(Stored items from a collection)

* * * * *

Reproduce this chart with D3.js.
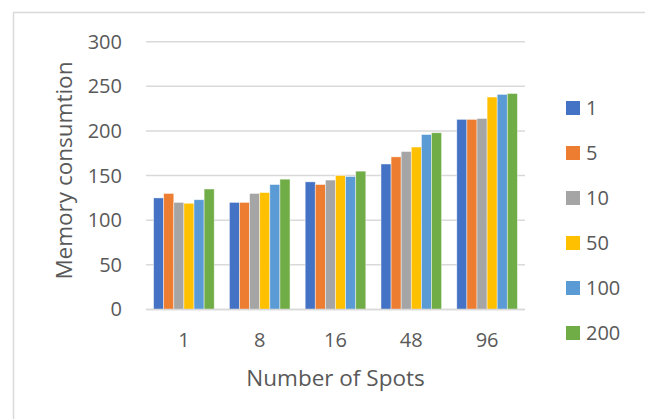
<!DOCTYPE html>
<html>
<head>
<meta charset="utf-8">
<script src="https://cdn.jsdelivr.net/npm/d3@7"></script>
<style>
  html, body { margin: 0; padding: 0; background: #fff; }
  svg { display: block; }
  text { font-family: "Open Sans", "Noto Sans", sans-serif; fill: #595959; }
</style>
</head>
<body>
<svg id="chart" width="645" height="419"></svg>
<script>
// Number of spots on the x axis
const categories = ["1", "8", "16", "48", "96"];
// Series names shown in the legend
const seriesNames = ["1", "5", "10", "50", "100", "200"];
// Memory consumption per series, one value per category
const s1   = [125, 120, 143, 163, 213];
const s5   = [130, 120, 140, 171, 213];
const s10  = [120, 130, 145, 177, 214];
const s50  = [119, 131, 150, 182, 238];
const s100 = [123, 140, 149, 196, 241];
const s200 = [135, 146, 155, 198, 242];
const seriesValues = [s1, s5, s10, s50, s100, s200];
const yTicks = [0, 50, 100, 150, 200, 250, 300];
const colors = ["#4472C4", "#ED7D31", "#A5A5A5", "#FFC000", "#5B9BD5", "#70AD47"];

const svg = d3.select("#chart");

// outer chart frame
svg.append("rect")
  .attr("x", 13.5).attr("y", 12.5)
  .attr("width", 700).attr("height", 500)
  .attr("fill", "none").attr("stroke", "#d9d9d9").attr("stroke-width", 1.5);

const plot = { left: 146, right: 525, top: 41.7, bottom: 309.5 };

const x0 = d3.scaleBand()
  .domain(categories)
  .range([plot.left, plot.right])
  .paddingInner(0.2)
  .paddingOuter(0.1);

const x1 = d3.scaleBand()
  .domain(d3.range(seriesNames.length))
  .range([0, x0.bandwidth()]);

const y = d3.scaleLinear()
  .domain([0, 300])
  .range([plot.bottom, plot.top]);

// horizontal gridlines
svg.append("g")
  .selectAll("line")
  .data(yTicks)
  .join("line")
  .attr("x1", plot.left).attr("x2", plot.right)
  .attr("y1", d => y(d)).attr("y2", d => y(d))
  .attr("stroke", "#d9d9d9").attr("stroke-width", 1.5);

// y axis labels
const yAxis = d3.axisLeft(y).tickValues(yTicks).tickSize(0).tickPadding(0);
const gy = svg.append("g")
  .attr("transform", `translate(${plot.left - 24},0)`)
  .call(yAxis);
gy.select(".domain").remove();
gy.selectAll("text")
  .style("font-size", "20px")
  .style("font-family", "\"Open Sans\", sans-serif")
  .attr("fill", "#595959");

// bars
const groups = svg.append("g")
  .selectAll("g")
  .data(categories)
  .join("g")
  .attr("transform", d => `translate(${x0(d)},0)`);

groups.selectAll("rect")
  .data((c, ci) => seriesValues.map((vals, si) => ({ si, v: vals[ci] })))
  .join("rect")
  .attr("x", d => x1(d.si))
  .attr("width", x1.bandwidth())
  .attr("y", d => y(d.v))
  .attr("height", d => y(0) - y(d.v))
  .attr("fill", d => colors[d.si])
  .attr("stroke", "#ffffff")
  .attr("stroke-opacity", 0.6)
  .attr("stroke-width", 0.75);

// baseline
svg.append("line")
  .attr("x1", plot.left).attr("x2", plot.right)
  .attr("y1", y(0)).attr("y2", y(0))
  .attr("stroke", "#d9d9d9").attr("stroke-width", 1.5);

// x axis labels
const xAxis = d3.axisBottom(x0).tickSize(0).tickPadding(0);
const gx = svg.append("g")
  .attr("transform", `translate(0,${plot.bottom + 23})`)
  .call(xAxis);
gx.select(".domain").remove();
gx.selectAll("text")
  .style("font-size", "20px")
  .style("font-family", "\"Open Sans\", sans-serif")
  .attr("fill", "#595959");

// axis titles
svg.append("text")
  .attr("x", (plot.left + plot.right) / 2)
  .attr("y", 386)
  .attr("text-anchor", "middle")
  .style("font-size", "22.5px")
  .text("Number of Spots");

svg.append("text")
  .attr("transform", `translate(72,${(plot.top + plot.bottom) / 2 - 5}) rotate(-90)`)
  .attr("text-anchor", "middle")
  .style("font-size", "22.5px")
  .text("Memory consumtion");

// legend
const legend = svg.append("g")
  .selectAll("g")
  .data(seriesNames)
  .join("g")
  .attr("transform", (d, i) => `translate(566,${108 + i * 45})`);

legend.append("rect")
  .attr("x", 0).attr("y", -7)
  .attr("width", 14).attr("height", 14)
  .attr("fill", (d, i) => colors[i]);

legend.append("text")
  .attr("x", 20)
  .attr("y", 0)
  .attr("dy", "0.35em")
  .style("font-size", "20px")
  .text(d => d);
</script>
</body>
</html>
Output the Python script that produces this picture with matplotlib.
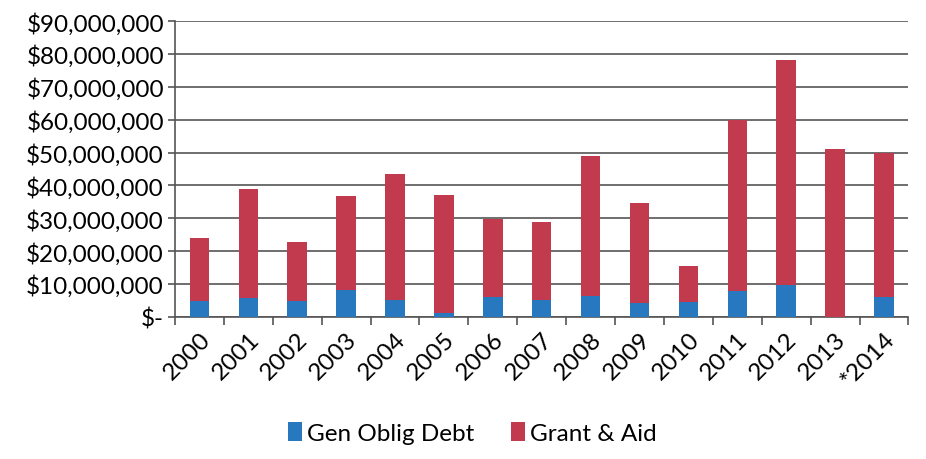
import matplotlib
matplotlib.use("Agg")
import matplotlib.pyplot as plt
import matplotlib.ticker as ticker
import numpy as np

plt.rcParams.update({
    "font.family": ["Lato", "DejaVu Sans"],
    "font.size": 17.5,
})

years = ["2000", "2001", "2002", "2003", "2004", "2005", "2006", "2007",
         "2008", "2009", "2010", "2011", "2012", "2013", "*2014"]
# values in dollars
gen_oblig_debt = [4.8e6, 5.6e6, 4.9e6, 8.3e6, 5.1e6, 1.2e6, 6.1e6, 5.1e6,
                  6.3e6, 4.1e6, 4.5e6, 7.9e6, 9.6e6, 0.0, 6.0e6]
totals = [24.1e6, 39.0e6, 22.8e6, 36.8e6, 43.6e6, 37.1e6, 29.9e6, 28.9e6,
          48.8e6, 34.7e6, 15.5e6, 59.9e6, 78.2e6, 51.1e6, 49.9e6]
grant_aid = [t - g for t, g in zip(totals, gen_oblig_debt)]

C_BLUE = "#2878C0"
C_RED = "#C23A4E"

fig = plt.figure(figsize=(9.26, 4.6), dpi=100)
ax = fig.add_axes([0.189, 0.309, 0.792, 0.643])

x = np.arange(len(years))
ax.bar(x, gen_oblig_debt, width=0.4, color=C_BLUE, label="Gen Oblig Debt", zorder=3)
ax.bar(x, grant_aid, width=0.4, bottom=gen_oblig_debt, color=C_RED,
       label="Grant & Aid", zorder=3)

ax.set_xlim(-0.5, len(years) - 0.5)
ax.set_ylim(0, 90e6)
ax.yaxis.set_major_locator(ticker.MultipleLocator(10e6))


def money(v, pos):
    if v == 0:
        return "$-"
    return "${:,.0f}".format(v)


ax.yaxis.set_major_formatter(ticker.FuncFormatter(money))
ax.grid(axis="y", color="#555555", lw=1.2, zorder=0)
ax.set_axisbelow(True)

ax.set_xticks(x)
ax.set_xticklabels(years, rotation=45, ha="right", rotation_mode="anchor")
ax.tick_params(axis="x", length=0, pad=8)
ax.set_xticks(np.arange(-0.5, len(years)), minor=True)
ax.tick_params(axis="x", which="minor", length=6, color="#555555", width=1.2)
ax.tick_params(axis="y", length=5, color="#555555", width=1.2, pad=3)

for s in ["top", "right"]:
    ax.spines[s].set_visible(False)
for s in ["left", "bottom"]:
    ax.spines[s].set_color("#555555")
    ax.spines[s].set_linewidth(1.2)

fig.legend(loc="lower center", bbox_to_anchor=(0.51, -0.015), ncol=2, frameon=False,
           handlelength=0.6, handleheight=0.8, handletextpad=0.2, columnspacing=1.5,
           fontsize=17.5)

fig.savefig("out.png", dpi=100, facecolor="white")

* * * * *

*Task to complete*. From the entries above, copy exactly the lines starting at the one with "Output the Python" and stopping at the one with "ax.set_axisbelow(True)", keeping both ends. Drop the pictures.

*Answer for the task*.
Output the Python script that produces this picture with matplotlib.
import matplotlib
matplotlib.use("Agg")
import matplotlib.pyplot as plt
import matplotlib.ticker as ticker
import numpy as np

plt.rcParams.update({
    "font.family": ["Lato", "DejaVu Sans"],
    "font.size": 17.5,
})

years = ["2000", "2001", "2002", "2003", "2004", "2005", "2006", "2007",
         "2008", "2009", "2010", "2011", "2012", "2013", "*2014"]
# values in dollars
gen_oblig_debt = [4.8e6, 5.6e6, 4.9e6, 8.3e6, 5.1e6, 1.2e6, 6.1e6, 5.1e6,
                  6.3e6, 4.1e6, 4.5e6, 7.9e6, 9.6e6, 0.0, 6.0e6]
totals = [24.1e6, 39.0e6, 22.8e6, 36.8e6, 43.6e6, 37.1e6, 29.9e6, 28.9e6,
          48.8e6, 34.7e6, 15.5e6, 59.9e6, 78.2e6, 51.1e6, 49.9e6]
grant_aid = [t - g for t, g in zip(totals, gen_oblig_debt)]

C_BLUE = "#2878C0"
C_RED = "#C23A4E"

fig = plt.figure(figsize=(9.26, 4.6), dpi=100)
ax = fig.add_axes([0.189, 0.309, 0.792, 0.643])

x = np.arange(len(years))
ax.bar(x, gen_oblig_debt, width=0.4, color=C_BLUE, label="Gen Oblig Debt", zorder=3)
ax.bar(x, grant_aid, width=0.4, bottom=gen_oblig_debt, color=C_RED,
       label="Grant & Aid", zorder=3)

ax.set_xlim(-0.5, len(years) - 0.5)
ax.set_ylim(0, 90e6)
ax.yaxis.set_major_locator(ticker.MultipleLocator(10e6))


def money(v, pos):
    if v == 0:
        return "$-"
    return "${:,.0f}".format(v)


ax.yaxis.set_major_formatter(ticker.FuncFormatter(money))
ax.grid(axis="y", color="#555555", lw=1.2, zorder=0)
ax.set_axisbelow(True)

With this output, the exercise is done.